Tra queste ne ho scoperte due nella medina, il Cafè Arabe (in rue Mouassine, molto rilassante prendere il caffè in terrazza con i tipici e coloratissimi dolcetti di miele e pasta di mandorla!), e l’Hammam de la Rose (in Dar El Bacha).
Manca qualcosa?
Certamente, “lei”, la piazza.
Simbolo di Marrakech, la piazza Jemaa El Fna si odia, perché è diventata ormai un turistificio, con i suoi incantatori di serpenti, i venditori d’acqua, i cantastorie, spesso in realtà in mostra per farsi ritrarre.

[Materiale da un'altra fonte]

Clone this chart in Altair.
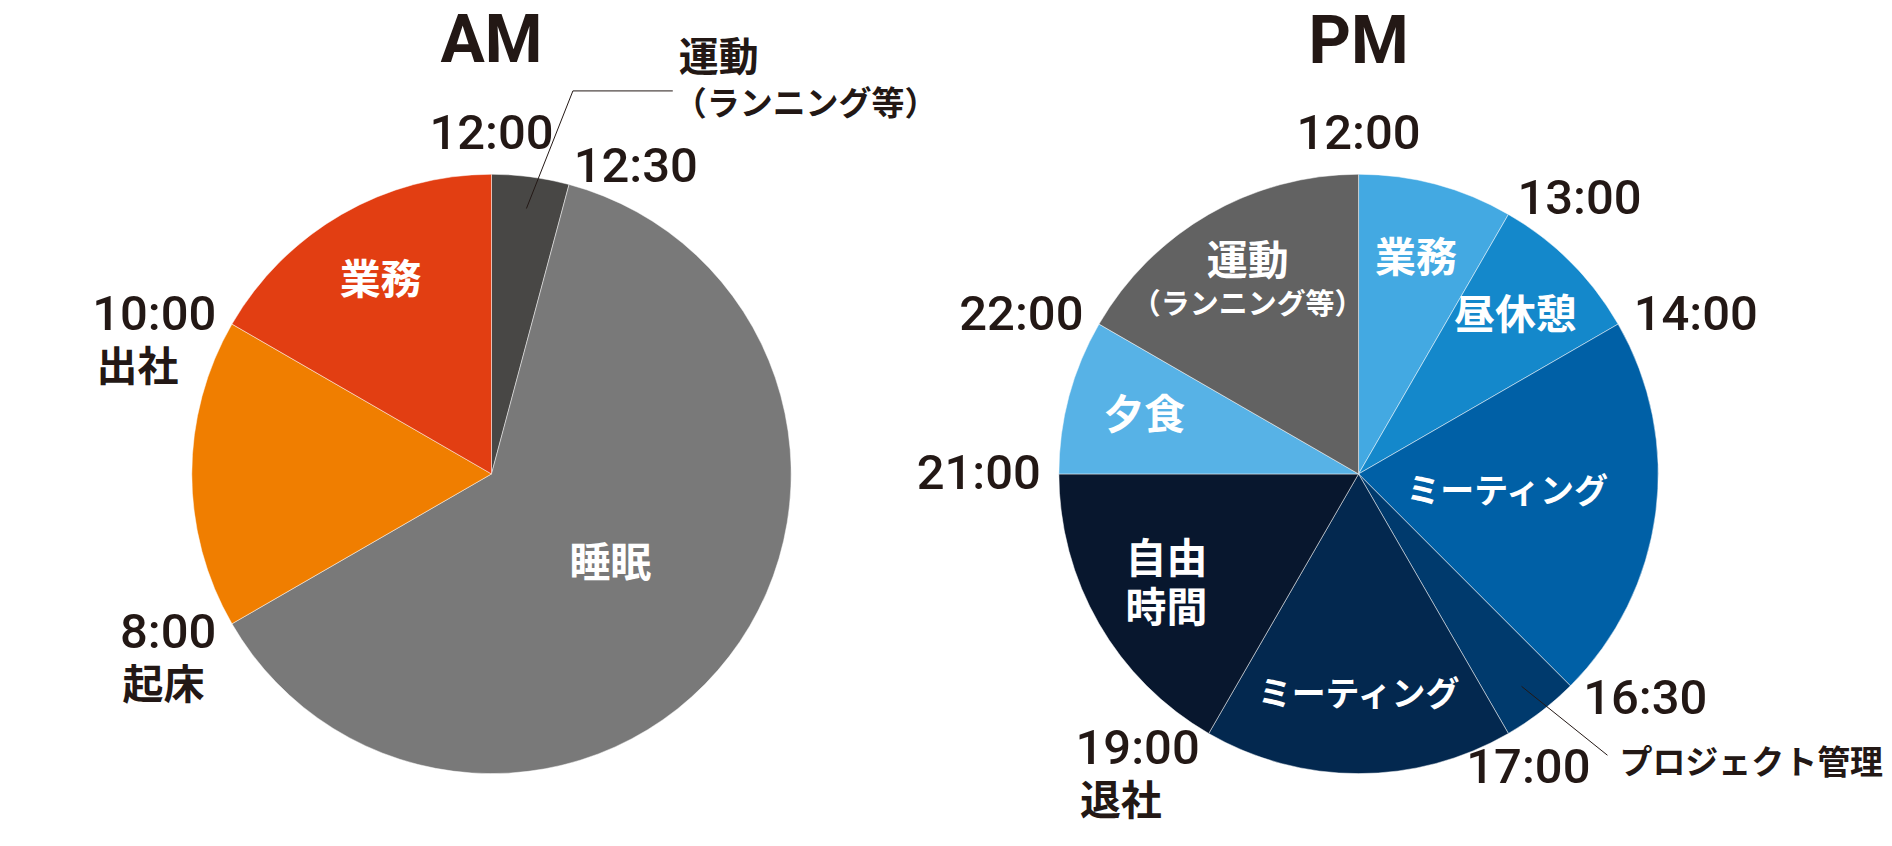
import altair as alt
import pandas as pd

# ---------------- data ----------------
AM_LABELS = ["運動", "睡眠", "", "業務"]
AM_SUBS = ["（ランニング等）", "", "", ""]
AM_HOURS = [0.5, 7.5, 2.0, 2.0]
AM_COLORS = ["#484745", "#797979", "#F07E00", "#E23E12"]
AM_TIMES = ["12:00", "12:30", "8:00", "10:00"]
AM_TIME_NOTES = ["", "", "起床", "出社"]

PM_LABELS = ["業務", "昼休憩", "ミーティング", "プロジェクト管理", "ミーティング", "自由\n時間", "夕食", "運動"]
PM_SUBS = ["", "", "", "", "", "", "", "（ランニング等）"]
PM_HOURS = [1.0, 1.0, 2.5, 0.5, 2.0, 2.0, 1.0, 2.0]
PM_COLORS = ["#43A9E2", "#1488CB", "#0060A6", "#003A6D", "#03284F", "#08172E", "#57B2E6", "#626262"]
PM_TIMES = ["12:00", "13:00", "14:00", "16:30", "17:00", "19:00", "21:00", "22:00"]
PM_TIME_NOTES = ["", "", "", "", "", "退社", "", ""]

INK = "#231815"
JP = "Noto Sans CJK JP"
NUM = "Roboto"


def slice_table(prefix, labels, subs, hours):
    rows, start = [], 0.0
    for i, (lab, sub, h) in enumerate(zip(labels, subs, hours)):
        size = "small" if h < 1 else ("large" if h > 2 else "mid")
        rows.append({"id": f"{prefix}{i}", "order": i, "label": lab, "sub": sub,
                     "hours": h, "mid": start + h / 2, "size": size})
        start += h
    return pd.DataFrame(rows)


def time_table(times, notes):
    rows = []
    for t, n in zip(times, notes):
        hh, mm = t.split(":")
        rows.append({"label": t, "note": n, "pos": int(hh) % 12 + int(mm) / 60})
    return pd.DataFrame(rows)


def panel(title, slices, times, colors, W, H, co, title_offset):
    th = alt.Scale(domain=[0, 12])
    bs = alt.Chart(slices)
    bt = alt.Chart(times)

    arcs = bs.mark_arc(outerRadius=300, stroke="#FFFFFF", strokeWidth=0.8, strokeOpacity=0.6).encode(
        theta=alt.Theta("hours:Q", stack=True, scale=th),
        order=alt.Order("order:Q"),
        color=alt.Color("id:N", scale=alt.Scale(domain=list(slices["id"]), range=colors), legend=None),
    )

    white = dict(font=JP, fontWeight="bold", color="#FFFFFF", align="center", baseline="middle",
                 lineBreak="\n", lineHeight=49)
    mid_theta = alt.Theta("mid:Q", scale=th, stack=False)
    lab_size = alt.condition("length(datum.label) > 5", alt.value(34), alt.value(41))
    one_line = "indexof(datum.label, '\\n') < 0"
    two_line = "indexof(datum.label, '\\n') >= 0"

    inner_mid = bs.transform_filter(
        f"datum.size == 'mid' && datum.label != '' && datum.sub == '' && {one_line}").mark_text(
        radius=222, **white).encode(theta=mid_theta, text="label:N", size=lab_size)
    inner_mid2 = bs.transform_filter(
        f"datum.size == 'mid' && datum.sub == '' && {two_line}").mark_text(
        radius=222, dy=-24, fontSize=41, **white).encode(theta=mid_theta, text="label:N")
    inner_two = bs.transform_filter("datum.size != 'small' && datum.sub != ''").mark_text(
        radius=222, dy=-19, fontSize=41, **white).encode(theta=mid_theta, text="label:N")
    inner_two_sub = bs.transform_filter("datum.size != 'small' && datum.sub != ''").mark_text(
        radius=222, dy=23, fontSize=29, **white).encode(theta=mid_theta, text="sub:N")
    inner_large = bs.transform_filter("datum.size == 'large' && datum.sub == ''").mark_text(
        radius=150, **white).encode(theta=mid_theta, text="label:N", size=lab_size)

    num = dict(font=NUM, fontSize=49, fontWeight=500, color=INK, baseline="middle")
    t_theta = alt.Theta("pos:Q", scale=th, stack=False)
    t_right = bt.transform_filter("datum.pos > 0 && datum.pos < 4.9").mark_text(
        radius=318, align="left", **num).encode(theta=t_theta, text="label:N")
    t_left = bt.transform_filter("datum.pos > 6").mark_text(
        radius=318, align="right", **num).encode(theta=t_theta, text="label:N")
    t_center = bt.transform_filter("datum.pos == 0 || (datum.pos >= 4.9 && datum.pos <= 6)").mark_text(
        radius=340, align="center", **num).encode(theta=t_theta, text="label:N")
    note_style = dict(radius=318, align="right", dy=54, font=JP, fontWeight="bold", fontSize=41,
                      color=INK, baseline="middle")
    t_note5 = bt.transform_filter("datum.note != '' && length(datum.label) > 4").mark_text(
        dx=-38, **note_style).encode(theta=t_theta, text="note:N")
    t_note4 = bt.transform_filter("datum.note != '' && length(datum.label) <= 4").mark_text(
        dx=-12, **note_style).encode(theta=t_theta, text="note:N")

    cs = bs.transform_filter("datum.size == 'small'").transform_calculate(
        a0="datum.mid * PI / 6",
        a1=f"datum.mid * PI / 6 + {co['turn']} * PI / 180",
    ).transform_calculate(
        x0=f"{W / 2} + 268 * sin(datum.a0)",
        y0=f"{H / 2} - 268 * cos(datum.a0)",
        x1=f"{W / 2} + {co['reach']} * sin(datum.a1)",
        y1=f"{H / 2} - {co['reach']} * cos(datum.a1)",
    ).transform_calculate(x2=f"datum.x1 + {co['tail']}")

    px = lambda f: alt.X(f, scale=None, axis=None)
    py = lambda f: alt.Y(f, scale=None, axis=None)
    seg1 = cs.mark_rule(color=INK, strokeWidth=1).encode(x=px("x0:Q"), y=py("y0:Q"), x2="x1:Q", y2="y1:Q")
    seg2 = cs.mark_rule(color=INK, strokeWidth=1).encode(x=px("x1:Q"), x2="x2:Q", y=py("y1:Q"))
    c_main = cs.mark_text(align="left", baseline="middle", dx=co["gap"], dy=co["dy_main"], font=JP,
                          fontWeight="bold", fontSize=co["size_main"], color=INK).encode(
        x=px("x2:Q"), y=py("y1:Q"), text="label:N")
    c_sub = cs.transform_filter("datum.sub != ''").mark_text(
        align="left", baseline="middle", dx=co["gap"] - 5, dy=co["dy_sub"], font=JP,
        fontWeight="bold", fontSize=33, color=INK).encode(x=px("x2:Q"), y=py("y1:Q"), text="sub:N")

    layers = [arcs, inner_mid, inner_mid2, inner_two, inner_two_sub, inner_large,
              t_right, t_left, t_center, t_note5, t_note4, seg1]
    if co["tail"] > 0:
        layers.append(seg2)
    layers += [c_main, c_sub]
    return alt.layer(*layers, title=alt.TitleParams(
        title, fontSize=66, font=NUM, fontWeight="bold", color=INK, anchor="middle",
        offset=title_offset, frame="group")
    ).properties(width=W, height=H)


am = panel("AM", slice_table("am", AM_LABELS, AM_SUBS, AM_HOURS), time_table(AM_TIMES, AM_TIME_NOTES),
           AM_COLORS, 968, 704,
           dict(turn=4.5, reach=392, tail=100, gap=6, dy_main=-32, dy_sub=14, size_main=40), -37)
pm = panel("PM", slice_table("pm", PM_LABELS, PM_SUBS, PM_HOURS), time_table(PM_TIMES, PM_TIME_NOTES),
           PM_COLORS, 768, 704,
           dict(turn=-4, reach=376, tail=0, gap=12, dy_main=9, dy_sub=40, size_main=33), 33)

chart = alt.hconcat(am, pm, spacing=0, bounds="flush", padding=0).resolve_scale(
    color="independent").configure_view(stroke=None)

chart.save("out.html", embed_options={"renderer": "svg", "actions": False})
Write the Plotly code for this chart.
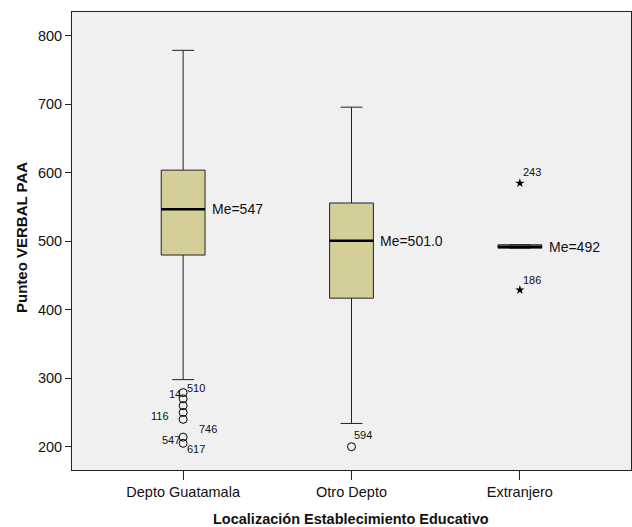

O si ama, perché – dicono – cambia faccia con il passare delle ore.
Ed è vero!
Impossibile perdersi il giro serale con la sterminata distesa di baracchini fumanti, ma ti consiglio di farci un giro nel pomeriggio, alla luce del sole.
Qui, da quando viene chiusa al traffico, la piazza lentamente si mette in moto.
Tra le figure più turistiche di cui sopra è tutto un brulicare di carrette, casse di alimenti, scale e gente che monta i baracchini ed allestisce le cucine.
Tutto per diventare quella che sfila davanti a turisti e locali la sera.
E questo è un lungo lavorio che si ripete sempre, ogni santo giorno.